Australia must move quickly to end its dependence on imported oil for transport to capitalise on the country's massive bank of alternative energy sources. LPG should be the first step, followed by everything from compressed natural gas to hydrogen and even solar power for plug-in electric cars, according to the energy expert at the world's largest carmaker.

"If I did have that magic wand in Australia I would definitely focus on energy diversity," Larry Burns, the vice-president for planning at General Motors, said in Melbourne yesterday. "I would ask myself 'Do I need to be importing any petroleum at all into this country?'. Why would you want to not import petroleum, with all the money that flows out of your economy? Why wouldn't you want to control your own destiny."

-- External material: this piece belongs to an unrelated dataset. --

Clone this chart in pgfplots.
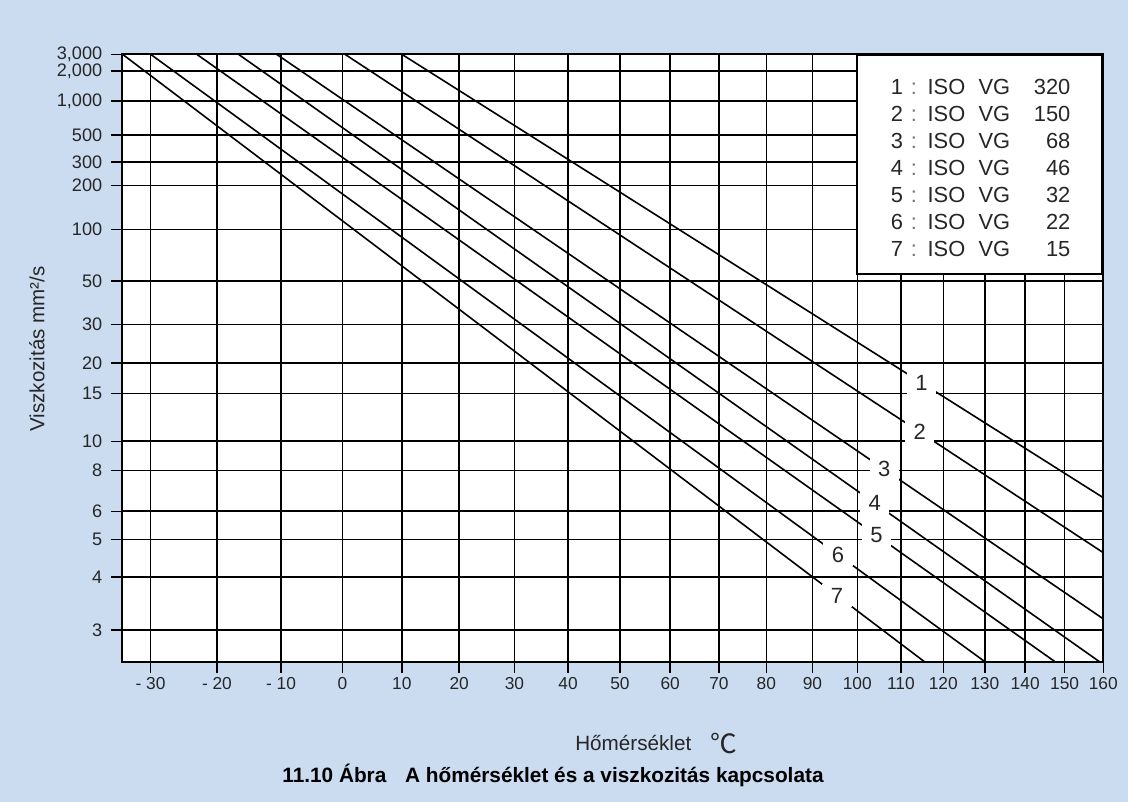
\documentclass[border=0pt]{standalone}
\usepackage{pgfplots}
\pgfplotsset{compat=1.18}
\usepackage{fontspec}
\usepackage{graphicx}
\setmainfont{Liberation Sans}
\newfontfamily\cjk{Noto Sans CJK JP}
\definecolor{bg}{RGB}{203,220,241}
\tikzset{
  plt/.style={black, line width=1.2pt},
  lbl/.style={fill=white, inner sep=0pt, minimum width=22pt, minimum height=17pt,
              font=\fontsize{16.5}{18}\selectfont, text=black!85},
}
\begin{document}
\begin{tikzpicture}
\fill[bg] (0,0) rectangle (846pt,601.5pt);
\begin{axis}[
  at={(91.725pt,105.225pt)}, anchor=south west, scale only axis,
  width=735.75pt, height=455.55pt,
  x coord trafo/.code={\pgfmathparse{ln(#1+273.15)}},
  x coord inv trafo/.code={\pgfmathparse{exp(#1)-273.15}},
  y coord trafo/.code={\pgfmathparse{ln(ln(#1+0.7))}},
  y coord inv trafo/.code={\pgfmathparse{exp(exp(#1))-0.7}},
  xmin=-34.1, xmax=160, ymin=2.57, ymax=3000,
  xtick={-30,-20,-10,0,10,20,30,40,50,60,70,80,90,100,110,120,130,140,150,160},
  xticklabels={- 30,- 20,- 10,0,10,20,30,40,50,60,70,80,90,100,110,120,130,140,150,160},
  ytick={3,4,5,6,8,10,15,20,30,50,100,200,300,500,1000,2000,3000},
  yticklabels={3,4,5,6,8,10,15,20,30,50,100,200,300,500,{1,000},{2,000},{3,000}},
  grid=major, major grid style={black, line width=1.15pt},
  axis line style={line width=1.4pt},
  tick align=outside, tick pos=left,
  major tick length=8.5pt, tick style={black, line width=1.1pt},
  xticklabel style={font=\fontsize{13}{15}\selectfont, text=black!85},
  yticklabel style={font=\fontsize{13.6}{15}\selectfont, text=black!85, xshift=-3pt},
  axis background/.style={fill=white},
]
\addplot[plt] coordinates {(10,3000) (160,6.58)} node[lbl,pos=0.741]{1};
\addplot[plt] coordinates {(0.4,3000) (160,4.61)} node[lbl,pos=0.758]{2};
\addplot[plt] coordinates {(-10.7,3000) (160,3.18)} node[lbl,pos=0.735]{3};
\addplot[plt] coordinates {(-16.7,3000) (159,2.57)} node[lbl,pos=0.739]{4};
\addplot[plt] coordinates {(-23.1,3000) (147.5,2.57)} node[lbl,pos=0.792]{5};
\addplot[plt] coordinates {(-30,3000) (130,2.57)} node[lbl,pos=0.824]{6};
\addplot[plt] coordinates {(-34.1,3000) (115.5,2.57)} node[lbl,pos=0.891]{7};
\node[draw=black, fill=white, line width=1.4pt, anchor=north east, inner sep=0pt,
      minimum width=183.75pt, minimum height=164pt] at (rel axis cs:1,1) {};
\end{axis}
\foreach \k/\n [count=\i from 0] in {1/320,2/150,3/68,4/46,5/32,6/22,7/15}{
  \pgfmathsetmacro\yy{530.55-20.2*\i}
  \begin{scope}[every node/.style={font=\fontsize{16.4}{18}\selectfont, text=black!85, inner sep=0pt}]
  \node[anchor=base west] at (668pt,\yy pt) {\k};
  \node[anchor=base west, text=black!55] at (683pt,\yy pt) {:};
  \node[anchor=base west] at (695.5pt,\yy pt) {ISO};
  \node[anchor=base west] at (733.7pt,\yy pt) {VG};
  \node[anchor=base east] at (803pt,\yy pt) {\n};
  \end{scope}
}
\node[rotate=90, font=\fontsize{15.4}{18}\selectfont, text=black!85] at (27.75pt,339.75pt) {Viszkozitás mm²/s};
\node[anchor=base west, inner sep=0pt, font=\fontsize{15.5}{18}\selectfont, text=black!85] at (431.25pt,38.25pt) {Hőmérséklet};
\node[anchor=base west, inner sep=0pt, font=\cjk\fontsize{20}{21}\selectfont, text=black!85] at (533pt,36.5pt) {℃};
\node[anchor=base, inner sep=0pt, font=\bfseries\fontsize{15.6}{18}\selectfont] at (414.75pt,14.25pt) {11.10 Ábra\hspace{0.9em}A hőmérséklet és a viszkozitás kapcsolata};
\end{tikzpicture}
\end{document}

Burns is responsible for long-term research and planning at GM, a role which seems him deeply involved in future transport choices and a world beyond petroleum. He talked about everything from petrol-electric hybrid cars to high-tech diesel engines, electric cars with on-board generators and, eventually, fuel-cell cars which generate their own power using hydrogen as the fuel.

GM Holden is already committed to a range of energy upgrades on its locally-made Commodore, starting at cylinder de-activation to cut fuel use in low-drain situations and running through to hybrids and diesels, but is yet to announce a firm timetable or product plan.

He'll have to change his name to "Larry Doesn't Burn" if he keeps talking like this.

Yeah, well ... as the wise person said: don't listen to what men say, look at what they do.

Easy to talk that stuff up, but presumably they (GM Australia) are still aiming to flog as many petrol-powered ICE cars as they can for as long as they can. I'm sure "cylinder de-activation to cut fuel use in low-drain situations" is just the best thing since automatic kettles, and is going to save the world, and end our addiction to oil.